How to reconcile her ambitions for politics with her unexpected love for chemistry?
“I realized that a lot of politicians don’t have any scientific background, and of course they are the people deciding on funding,” she said. How about chemical research in renewable energy, so if she gets into the policy side, she can do so with the expertise of a scientist?
Greenaway, who attended Thornton High School in the Denver suburbs, shopped around for a small college that might have what she was seeking.
She found Hendrix College in Conway, Ark., which offered a chemistry major that emphasized green chemistry. At Hendrix, she thrived, heading up the Culinary Club, but also heading up a project to eliminate heavy metal use in the General Chemistry curriculum. Greenaway won a Goldwater Scholarship this spring to help her with her undergraduate expenses. During her junior year, she studied a semester in Brussels, Belgium, where she investigated how European Union countries were meeting their requirements for using renewable energy, and promoting the use of solar, wind and other alternatives to fossil fuel.
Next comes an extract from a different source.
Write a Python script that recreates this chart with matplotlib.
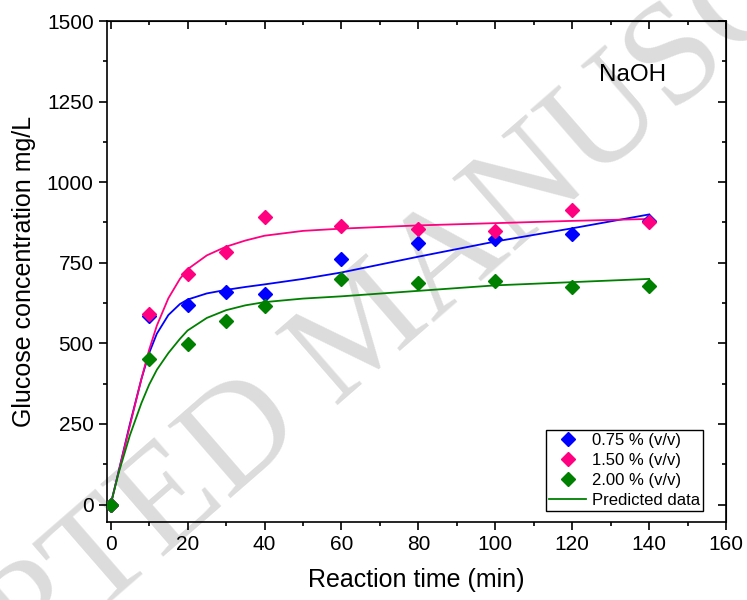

She liked the feed-in tariffs that many of the European nations adopted, and especially liked the 20-year guarantees that renewable energy would fetch a stable price.
She’d love to play a part in bringing those kinds of long-term price guarantees to the United States, but realizes that Americans and Europeans often have different values and priorities. “You can’t just make these wild claims and decide to do things without the political will to back you up.”
The European goals are ambitious: a 20 percent improvement in efficiency by 2020, at which time 20 percent of energy will be provided by renewables and 20 percent of the transportation fuels will be biofuels.
At NREL, Greenaway is working on hydrogen production with senior scientist Todd Deutsch, himself a graduate of NREL’s internship program a decade ago.
“We’re using semiconductor technology to split water and produce hydrogen,” she said. “Right now we’re making samples, testing them and characterizing them.”
Her samples include three photoanodes, which drive oxygen oxidation, and three photocathodes, which drive the reduction of hydrogen. She used various techniques to turn them into electrodes.
“The goal is to combine them to get something that splits water pretty efficiently,” Greenaway said. As soon as her samples are made and tested, she’ll start working at NREL’s mesa-top labs.
Last summer was Greenaway’s first with NREL’s Science Undergraduate Laboratory Internship. She learned a timeless reality about science.
“We were working on something that had potential to be a huge breakthrough,” Greenaway recalled. “None of it worked out … but it had to be done, someone had to do it.” That work, done by interns, answered important questions and cleared the way for a new approach this summer to the hydrogen electrolysis question.
She thinks hydrogen “is going to be huge,” an important part of the transportation fuel mix in the future, and hopes support for research will continue.
“Car companies think hydrogen is coming,” Greenaway said. “Almost all of them have one fuel-cell vehicle in the pipeline for 2015. It all is going to depend on the wide-scale deployment of hydrogen-fuel centers. You don’t want to drive 400 miles and then be stuck without a place to fill up.”
Greenaway will graduate from college next year. Her Truman Scholarship will pay for much of her graduate education, and she intends to get a doctorate in chemistry.
Next summer she’ll spend 10 weeks in Washington, D.C., working with a congressman or a think tank on science and policy – two things in her wheelhouse.
The Truman Scholarship Foundation searches for people who can be change agents, students who are looking to go into public service.
“I have strong political leanings and I wanted to do something socially relevant,” Greenaway said. “I don’t think I’d make a good politician because I’m too opinionated and not willing to make political compromises.
“I came to the conclusion that the best way for me to be involved and to affect policy is through renewable energy. That’s why I wanted to work at NREL.”
As a Truman Scholar she has pledged to work three years in a public service field – education, government, military or a non-profit. That’s right up her alley. “I’d love to be in the national laboratory system and to be at NREL if I can be.